Your task is to copy the listing exactly, with the pictures left out.
============
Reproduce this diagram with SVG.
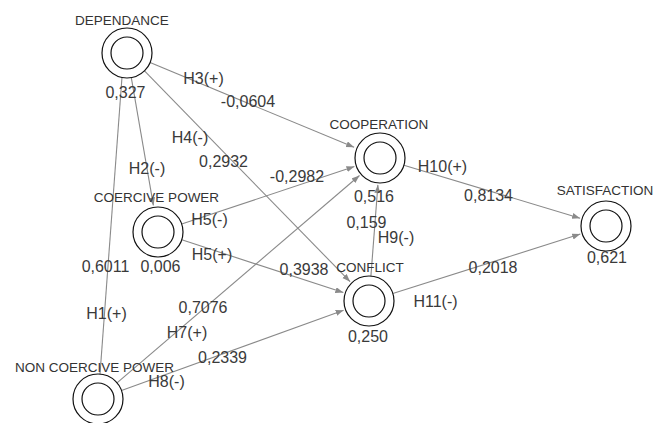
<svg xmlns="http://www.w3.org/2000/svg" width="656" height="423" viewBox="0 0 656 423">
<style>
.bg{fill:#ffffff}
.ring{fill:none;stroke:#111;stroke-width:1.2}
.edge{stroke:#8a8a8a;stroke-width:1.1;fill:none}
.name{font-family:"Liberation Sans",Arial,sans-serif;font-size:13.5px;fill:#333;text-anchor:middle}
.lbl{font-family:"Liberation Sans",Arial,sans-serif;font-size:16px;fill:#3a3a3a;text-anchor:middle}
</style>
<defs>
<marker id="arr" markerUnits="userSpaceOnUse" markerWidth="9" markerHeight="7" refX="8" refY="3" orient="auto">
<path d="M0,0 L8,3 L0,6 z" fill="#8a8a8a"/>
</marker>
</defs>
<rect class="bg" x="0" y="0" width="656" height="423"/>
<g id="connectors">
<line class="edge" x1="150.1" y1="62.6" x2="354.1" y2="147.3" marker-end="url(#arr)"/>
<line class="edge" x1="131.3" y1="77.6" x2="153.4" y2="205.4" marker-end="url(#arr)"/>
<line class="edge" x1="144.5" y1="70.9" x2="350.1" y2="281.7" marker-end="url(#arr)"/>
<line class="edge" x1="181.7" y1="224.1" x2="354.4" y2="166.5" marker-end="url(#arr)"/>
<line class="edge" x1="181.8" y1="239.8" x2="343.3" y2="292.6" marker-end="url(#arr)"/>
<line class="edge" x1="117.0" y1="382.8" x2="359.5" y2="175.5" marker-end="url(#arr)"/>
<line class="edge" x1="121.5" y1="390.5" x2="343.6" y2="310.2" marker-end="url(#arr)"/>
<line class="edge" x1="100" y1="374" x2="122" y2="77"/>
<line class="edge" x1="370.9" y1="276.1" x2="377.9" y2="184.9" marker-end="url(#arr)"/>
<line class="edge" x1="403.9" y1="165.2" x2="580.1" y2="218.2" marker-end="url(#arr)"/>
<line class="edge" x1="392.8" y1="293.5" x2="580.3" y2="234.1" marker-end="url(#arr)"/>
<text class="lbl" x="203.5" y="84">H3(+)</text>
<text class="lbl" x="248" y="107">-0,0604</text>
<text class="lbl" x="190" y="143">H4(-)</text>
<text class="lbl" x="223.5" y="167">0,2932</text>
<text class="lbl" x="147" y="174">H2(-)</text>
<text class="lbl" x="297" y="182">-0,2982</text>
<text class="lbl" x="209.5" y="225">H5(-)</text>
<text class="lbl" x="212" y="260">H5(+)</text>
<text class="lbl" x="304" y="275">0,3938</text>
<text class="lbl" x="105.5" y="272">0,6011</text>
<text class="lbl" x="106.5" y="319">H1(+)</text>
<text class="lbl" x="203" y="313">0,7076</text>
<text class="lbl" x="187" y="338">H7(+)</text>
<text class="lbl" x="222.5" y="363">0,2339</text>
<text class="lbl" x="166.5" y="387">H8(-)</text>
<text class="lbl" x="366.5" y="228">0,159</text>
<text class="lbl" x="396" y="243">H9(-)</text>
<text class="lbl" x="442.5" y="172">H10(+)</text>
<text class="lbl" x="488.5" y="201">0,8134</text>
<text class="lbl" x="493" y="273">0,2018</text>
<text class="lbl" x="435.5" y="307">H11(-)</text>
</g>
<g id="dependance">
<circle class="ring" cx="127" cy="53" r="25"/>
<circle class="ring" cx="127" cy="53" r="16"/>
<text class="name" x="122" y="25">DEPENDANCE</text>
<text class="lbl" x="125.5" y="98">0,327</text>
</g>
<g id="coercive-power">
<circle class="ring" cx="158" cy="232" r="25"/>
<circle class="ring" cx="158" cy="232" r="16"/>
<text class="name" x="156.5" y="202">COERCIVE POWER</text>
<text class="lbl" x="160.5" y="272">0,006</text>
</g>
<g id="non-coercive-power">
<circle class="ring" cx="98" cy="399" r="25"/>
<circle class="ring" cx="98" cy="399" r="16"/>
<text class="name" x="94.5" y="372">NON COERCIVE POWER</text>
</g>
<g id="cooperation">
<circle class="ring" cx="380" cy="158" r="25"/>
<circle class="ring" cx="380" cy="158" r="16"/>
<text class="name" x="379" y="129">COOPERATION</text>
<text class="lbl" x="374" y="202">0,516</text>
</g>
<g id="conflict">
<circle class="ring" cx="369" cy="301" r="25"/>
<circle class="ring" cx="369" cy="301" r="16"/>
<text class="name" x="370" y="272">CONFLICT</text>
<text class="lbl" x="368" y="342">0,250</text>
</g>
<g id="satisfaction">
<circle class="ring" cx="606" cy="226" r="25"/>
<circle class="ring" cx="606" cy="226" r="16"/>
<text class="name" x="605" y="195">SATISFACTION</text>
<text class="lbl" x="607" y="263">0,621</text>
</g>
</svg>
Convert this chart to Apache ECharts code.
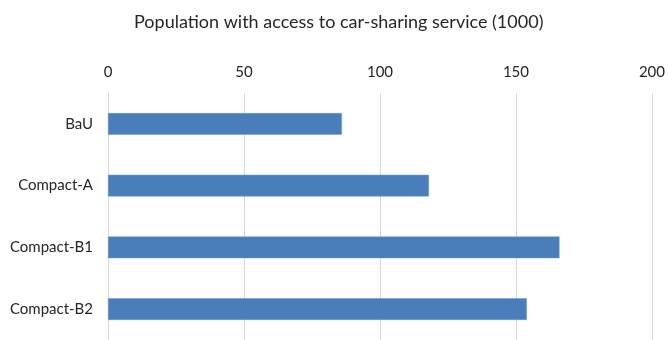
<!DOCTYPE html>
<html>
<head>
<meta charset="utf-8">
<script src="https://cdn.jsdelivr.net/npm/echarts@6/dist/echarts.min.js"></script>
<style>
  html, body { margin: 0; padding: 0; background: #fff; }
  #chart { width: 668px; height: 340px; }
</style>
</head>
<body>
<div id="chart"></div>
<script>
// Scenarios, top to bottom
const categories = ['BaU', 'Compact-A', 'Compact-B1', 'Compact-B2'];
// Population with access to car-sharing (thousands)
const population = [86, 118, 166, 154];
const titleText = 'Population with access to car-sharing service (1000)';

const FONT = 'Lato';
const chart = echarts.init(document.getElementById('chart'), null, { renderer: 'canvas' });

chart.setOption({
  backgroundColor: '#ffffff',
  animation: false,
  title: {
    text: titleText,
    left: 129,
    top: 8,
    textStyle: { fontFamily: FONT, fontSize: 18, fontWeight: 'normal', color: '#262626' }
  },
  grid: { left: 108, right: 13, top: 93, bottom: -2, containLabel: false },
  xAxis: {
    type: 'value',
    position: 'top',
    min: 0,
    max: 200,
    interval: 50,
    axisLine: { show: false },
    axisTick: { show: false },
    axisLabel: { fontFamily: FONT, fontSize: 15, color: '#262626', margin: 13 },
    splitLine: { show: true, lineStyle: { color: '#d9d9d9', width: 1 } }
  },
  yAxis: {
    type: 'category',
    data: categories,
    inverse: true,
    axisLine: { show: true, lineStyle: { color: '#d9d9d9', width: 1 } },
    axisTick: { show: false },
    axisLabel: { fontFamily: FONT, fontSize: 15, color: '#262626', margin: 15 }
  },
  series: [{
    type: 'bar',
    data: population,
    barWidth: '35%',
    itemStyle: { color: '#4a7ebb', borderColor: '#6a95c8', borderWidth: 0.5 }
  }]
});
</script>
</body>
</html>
============
Exercise answer -
Reproduce this diagram with SVG.
<svg xmlns="http://www.w3.org/2000/svg" width="656" height="423" viewBox="0 0 656 423">
<style>
.bg{fill:#ffffff}
.ring{fill:none;stroke:#111;stroke-width:1.2}
.edge{stroke:#8a8a8a;stroke-width:1.1;fill:none}
.name{font-family:"Liberation Sans",Arial,sans-serif;font-size:13.5px;fill:#333;text-anchor:middle}
.lbl{font-family:"Liberation Sans",Arial,sans-serif;font-size:16px;fill:#3a3a3a;text-anchor:middle}
</style>
<defs>
<marker id="arr" markerUnits="userSpaceOnUse" markerWidth="9" markerHeight="7" refX="8" refY="3" orient="auto">
<path d="M0,0 L8,3 L0,6 z" fill="#8a8a8a"/>
</marker>
</defs>
<rect class="bg" x="0" y="0" width="656" height="423"/>
<g id="connectors">
<line class="edge" x1="150.1" y1="62.6" x2="354.1" y2="147.3" marker-end="url(#arr)"/>
<line class="edge" x1="131.3" y1="77.6" x2="153.4" y2="205.4" marker-end="url(#arr)"/>
<line class="edge" x1="144.5" y1="70.9" x2="350.1" y2="281.7" marker-end="url(#arr)"/>
<line class="edge" x1="181.7" y1="224.1" x2="354.4" y2="166.5" marker-end="url(#arr)"/>
<line class="edge" x1="181.8" y1="239.8" x2="343.3" y2="292.6" marker-end="url(#arr)"/>
<line class="edge" x1="117.0" y1="382.8" x2="359.5" y2="175.5" marker-end="url(#arr)"/>
<line class="edge" x1="121.5" y1="390.5" x2="343.6" y2="310.2" marker-end="url(#arr)"/>
<line class="edge" x1="100" y1="374" x2="122" y2="77"/>
<line class="edge" x1="370.9" y1="276.1" x2="377.9" y2="184.9" marker-end="url(#arr)"/>
<line class="edge" x1="403.9" y1="165.2" x2="580.1" y2="218.2" marker-end="url(#arr)"/>
<line class="edge" x1="392.8" y1="293.5" x2="580.3" y2="234.1" marker-end="url(#arr)"/>
<text class="lbl" x="203.5" y="84">H3(+)</text>
<text class="lbl" x="248" y="107">-0,0604</text>
<text class="lbl" x="190" y="143">H4(-)</text>
<text class="lbl" x="223.5" y="167">0,2932</text>
<text class="lbl" x="147" y="174">H2(-)</text>
<text class="lbl" x="297" y="182">-0,2982</text>
<text class="lbl" x="209.5" y="225">H5(-)</text>
<text class="lbl" x="212" y="260">H5(+)</text>
<text class="lbl" x="304" y="275">0,3938</text>
<text class="lbl" x="105.5" y="272">0,6011</text>
<text class="lbl" x="106.5" y="319">H1(+)</text>
<text class="lbl" x="203" y="313">0,7076</text>
<text class="lbl" x="187" y="338">H7(+)</text>
<text class="lbl" x="222.5" y="363">0,2339</text>
<text class="lbl" x="166.5" y="387">H8(-)</text>
<text class="lbl" x="366.5" y="228">0,159</text>
<text class="lbl" x="396" y="243">H9(-)</text>
<text class="lbl" x="442.5" y="172">H10(+)</text>
<text class="lbl" x="488.5" y="201">0,8134</text>
<text class="lbl" x="493" y="273">0,2018</text>
<text class="lbl" x="435.5" y="307">H11(-)</text>
</g>
<g id="dependance">
<circle class="ring" cx="127" cy="53" r="25"/>
<circle class="ring" cx="127" cy="53" r="16"/>
<text class="name" x="122" y="25">DEPENDANCE</text>
<text class="lbl" x="125.5" y="98">0,327</text>
</g>
<g id="coercive-power">
<circle class="ring" cx="158" cy="232" r="25"/>
<circle class="ring" cx="158" cy="232" r="16"/>
<text class="name" x="156.5" y="202">COERCIVE POWER</text>
<text class="lbl" x="160.5" y="272">0,006</text>
</g>
<g id="non-coercive-power">
<circle class="ring" cx="98" cy="399" r="25"/>
<circle class="ring" cx="98" cy="399" r="16"/>
<text class="name" x="94.5" y="372">NON COERCIVE POWER</text>
</g>
<g id="cooperation">
<circle class="ring" cx="380" cy="158" r="25"/>
<circle class="ring" cx="380" cy="158" r="16"/>
<text class="name" x="379" y="129">COOPERATION</text>
<text class="lbl" x="374" y="202">0,516</text>
</g>
<g id="conflict">
<circle class="ring" cx="369" cy="301" r="25"/>
<circle class="ring" cx="369" cy="301" r="16"/>
<text class="name" x="370" y="272">CONFLICT</text>
<text class="lbl" x="368" y="342">0,250</text>
</g>
<g id="satisfaction">
<circle class="ring" cx="606" cy="226" r="25"/>
<circle class="ring" cx="606" cy="226" r="16"/>
<text class="name" x="605" y="195">SATISFACTION</text>
<text class="lbl" x="607" y="263">0,621</text>
</g>
</svg>
Convert this chart to Apache ECharts code.
<!DOCTYPE html>
<html>
<head>
<meta charset="utf-8">
<script src="https://cdn.jsdelivr.net/npm/echarts@6/dist/echarts.min.js"></script>
<style>
  html, body { margin: 0; padding: 0; background: #fff; }
  #chart { width: 668px; height: 340px; }
</style>
</head>
<body>
<div id="chart"></div>
<script>
// Scenarios, top to bottom
const categories = ['BaU', 'Compact-A', 'Compact-B1', 'Compact-B2'];
// Population with access to car-sharing (thousands)
const population = [86, 118, 166, 154];
const titleText = 'Population with access to car-sharing service (1000)';

const FONT = 'Lato';
const chart = echarts.init(document.getElementById('chart'), null, { renderer: 'canvas' });

chart.setOption({
  backgroundColor: '#ffffff',
  animation: false,
  title: {
    text: titleText,
    left: 129,
    top: 8,
    textStyle: { fontFamily: FONT, fontSize: 18, fontWeight: 'normal', color: '#262626' }
  },
  grid: { left: 108, right: 13, top: 93, bottom: -2, containLabel: false },
  xAxis: {
    type: 'value',
    position: 'top',
    min: 0,
    max: 200,
    interval: 50,
    axisLine: { show: false },
    axisTick: { show: false },
    axisLabel: { fontFamily: FONT, fontSize: 15, color: '#262626', margin: 13 },
    splitLine: { show: true, lineStyle: { color: '#d9d9d9', width: 1 } }
  },
  yAxis: {
    type: 'category',
    data: categories,
    inverse: true,
    axisLine: { show: true, lineStyle: { color: '#d9d9d9', width: 1 } },
    axisTick: { show: false },
    axisLabel: { fontFamily: FONT, fontSize: 15, color: '#262626', margin: 15 }
  },
  series: [{
    type: 'bar',
    data: population,
    barWidth: '35%',
    itemStyle: { color: '#4a7ebb', borderColor: '#6a95c8', borderWidth: 0.5 }
  }]
});
</script>
</body>
</html>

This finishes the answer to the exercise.